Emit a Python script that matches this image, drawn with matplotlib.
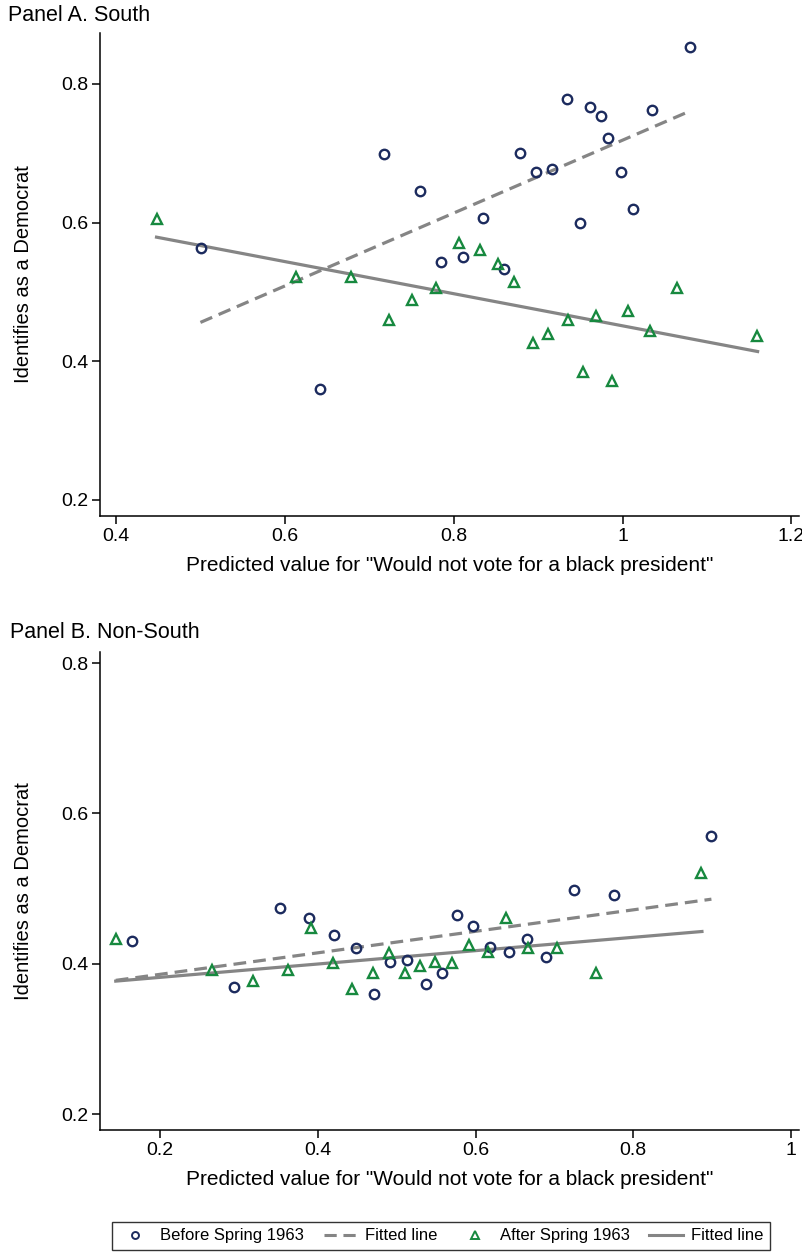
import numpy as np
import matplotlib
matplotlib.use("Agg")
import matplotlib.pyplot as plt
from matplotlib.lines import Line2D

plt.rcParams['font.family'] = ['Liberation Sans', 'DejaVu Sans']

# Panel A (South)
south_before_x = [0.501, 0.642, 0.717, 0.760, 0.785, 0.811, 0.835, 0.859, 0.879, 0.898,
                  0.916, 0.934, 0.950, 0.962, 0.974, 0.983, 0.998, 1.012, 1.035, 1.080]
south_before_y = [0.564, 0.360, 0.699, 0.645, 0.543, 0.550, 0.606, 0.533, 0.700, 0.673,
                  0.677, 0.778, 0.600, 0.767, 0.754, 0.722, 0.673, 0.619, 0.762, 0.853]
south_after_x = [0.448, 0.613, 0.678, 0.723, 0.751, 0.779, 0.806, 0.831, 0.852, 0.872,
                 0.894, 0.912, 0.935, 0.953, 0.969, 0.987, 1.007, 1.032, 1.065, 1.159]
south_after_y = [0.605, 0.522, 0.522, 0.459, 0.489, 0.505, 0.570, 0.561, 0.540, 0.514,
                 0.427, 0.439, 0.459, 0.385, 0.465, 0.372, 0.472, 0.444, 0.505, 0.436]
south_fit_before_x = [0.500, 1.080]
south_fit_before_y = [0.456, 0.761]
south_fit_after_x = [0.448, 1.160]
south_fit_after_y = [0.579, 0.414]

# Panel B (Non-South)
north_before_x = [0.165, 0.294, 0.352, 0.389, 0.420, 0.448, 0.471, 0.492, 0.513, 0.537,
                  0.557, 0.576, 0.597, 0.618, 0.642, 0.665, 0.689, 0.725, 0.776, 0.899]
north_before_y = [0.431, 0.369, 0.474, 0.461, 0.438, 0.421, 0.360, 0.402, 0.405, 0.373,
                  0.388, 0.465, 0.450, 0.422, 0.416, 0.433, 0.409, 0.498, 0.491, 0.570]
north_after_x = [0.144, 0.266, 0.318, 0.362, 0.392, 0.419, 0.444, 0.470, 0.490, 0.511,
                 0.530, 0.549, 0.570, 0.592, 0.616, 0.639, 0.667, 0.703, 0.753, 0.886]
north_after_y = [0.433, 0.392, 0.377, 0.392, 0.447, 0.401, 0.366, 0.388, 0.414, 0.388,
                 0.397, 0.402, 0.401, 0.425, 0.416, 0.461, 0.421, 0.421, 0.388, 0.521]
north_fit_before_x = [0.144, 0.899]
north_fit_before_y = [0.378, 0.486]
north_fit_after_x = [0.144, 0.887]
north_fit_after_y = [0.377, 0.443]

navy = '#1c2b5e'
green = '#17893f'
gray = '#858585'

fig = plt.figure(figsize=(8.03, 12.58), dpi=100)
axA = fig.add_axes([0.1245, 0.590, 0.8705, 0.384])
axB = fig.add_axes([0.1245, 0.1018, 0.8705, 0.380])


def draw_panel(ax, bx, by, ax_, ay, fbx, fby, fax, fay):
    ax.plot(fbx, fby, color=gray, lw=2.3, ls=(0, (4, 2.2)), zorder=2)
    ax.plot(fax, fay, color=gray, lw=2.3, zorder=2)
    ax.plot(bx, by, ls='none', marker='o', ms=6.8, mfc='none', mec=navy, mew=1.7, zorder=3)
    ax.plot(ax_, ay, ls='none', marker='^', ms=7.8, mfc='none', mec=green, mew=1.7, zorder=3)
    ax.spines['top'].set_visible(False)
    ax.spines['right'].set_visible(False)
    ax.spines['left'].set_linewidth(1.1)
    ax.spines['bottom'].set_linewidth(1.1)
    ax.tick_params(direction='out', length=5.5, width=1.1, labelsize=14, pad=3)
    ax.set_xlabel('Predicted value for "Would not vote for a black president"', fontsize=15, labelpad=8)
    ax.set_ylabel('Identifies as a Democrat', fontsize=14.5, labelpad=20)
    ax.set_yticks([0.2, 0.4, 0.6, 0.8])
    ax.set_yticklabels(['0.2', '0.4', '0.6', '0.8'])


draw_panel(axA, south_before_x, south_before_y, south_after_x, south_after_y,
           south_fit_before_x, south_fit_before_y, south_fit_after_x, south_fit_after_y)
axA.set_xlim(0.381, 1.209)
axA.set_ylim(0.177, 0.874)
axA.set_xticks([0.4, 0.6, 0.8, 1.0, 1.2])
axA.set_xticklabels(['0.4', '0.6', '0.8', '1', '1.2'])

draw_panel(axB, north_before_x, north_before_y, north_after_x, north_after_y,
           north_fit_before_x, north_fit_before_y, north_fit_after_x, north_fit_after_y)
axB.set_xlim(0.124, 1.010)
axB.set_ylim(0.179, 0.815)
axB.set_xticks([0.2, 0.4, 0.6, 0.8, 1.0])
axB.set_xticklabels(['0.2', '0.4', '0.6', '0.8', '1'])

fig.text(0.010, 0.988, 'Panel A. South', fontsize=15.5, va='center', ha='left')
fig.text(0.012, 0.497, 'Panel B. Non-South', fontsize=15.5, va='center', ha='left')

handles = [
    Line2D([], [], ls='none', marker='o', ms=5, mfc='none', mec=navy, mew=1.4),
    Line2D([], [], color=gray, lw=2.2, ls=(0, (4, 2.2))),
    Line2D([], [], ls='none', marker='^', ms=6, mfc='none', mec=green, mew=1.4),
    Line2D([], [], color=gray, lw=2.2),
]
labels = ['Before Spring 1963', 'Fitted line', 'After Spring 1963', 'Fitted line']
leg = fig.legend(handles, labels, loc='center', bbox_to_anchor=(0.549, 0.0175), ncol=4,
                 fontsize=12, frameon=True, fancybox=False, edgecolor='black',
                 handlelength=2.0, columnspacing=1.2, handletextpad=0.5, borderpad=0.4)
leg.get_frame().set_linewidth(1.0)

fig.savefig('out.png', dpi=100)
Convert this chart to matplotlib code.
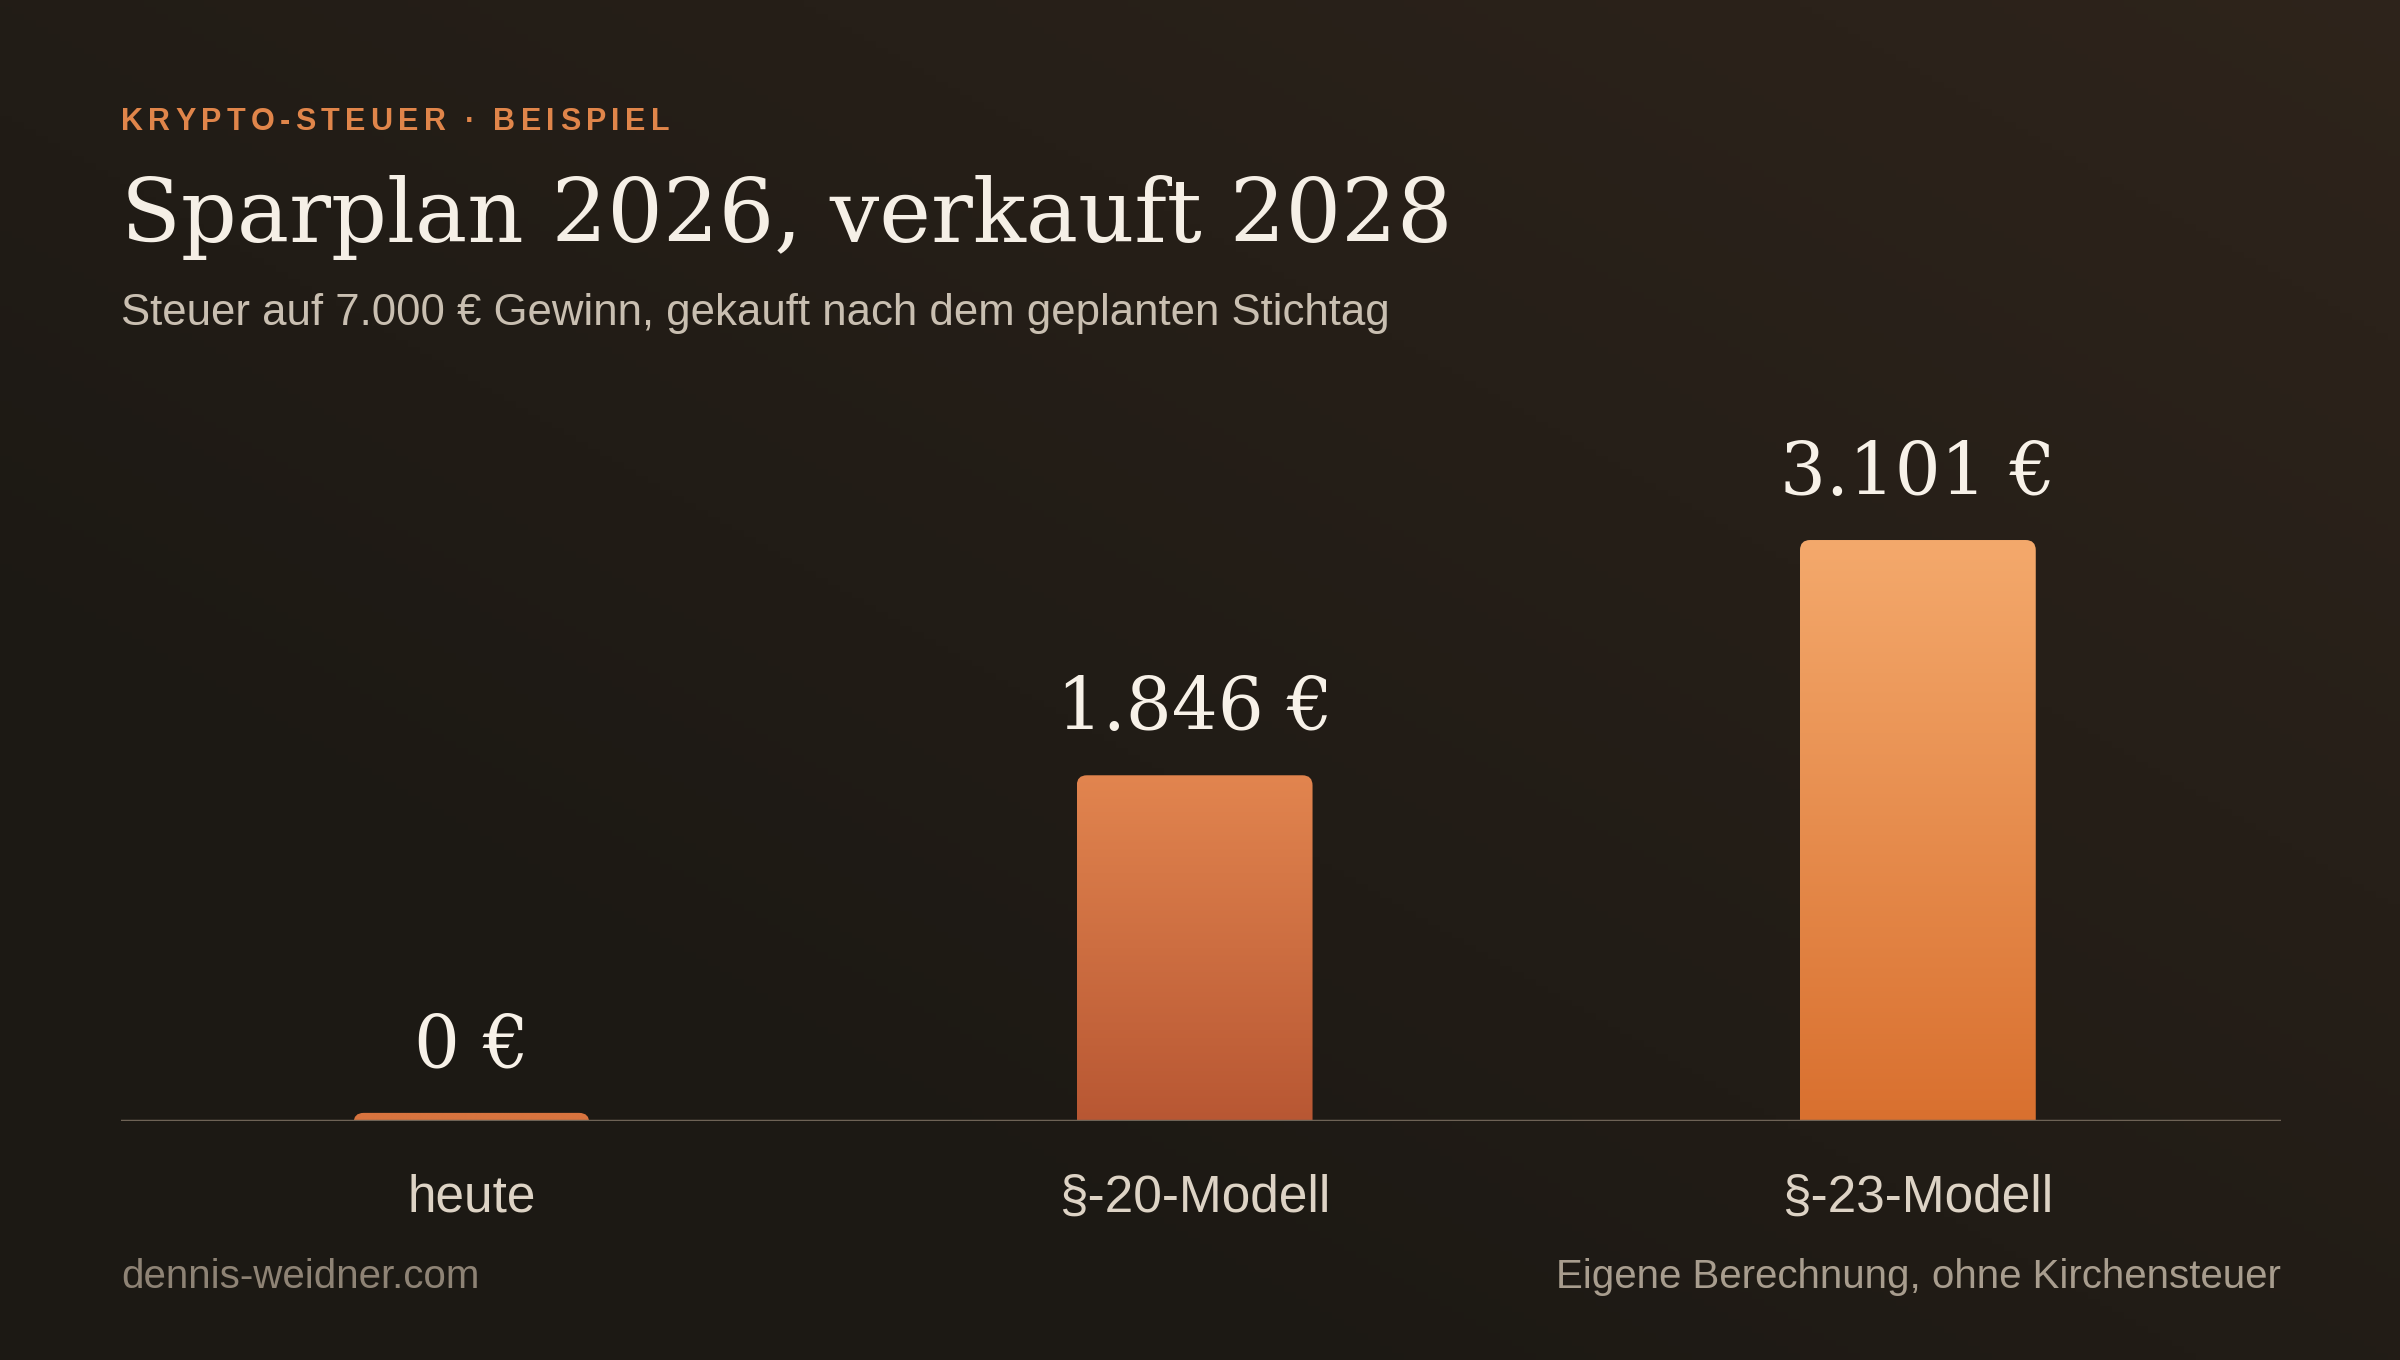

⁂

Copy nothing past the line containing "plt.rcParams['font.family'] = ['Liberation": reproduce every line from the start of the records up to it, skipping pictures.

Emit a Python script that matches this image, drawn with matplotlib.
import numpy as np
import matplotlib
matplotlib.use("Agg")
import matplotlib.pyplot as plt
from matplotlib.lines import Line2D

plt.rcParams['font.family'] = ['Liberation Sans', 'DejaVu Sans']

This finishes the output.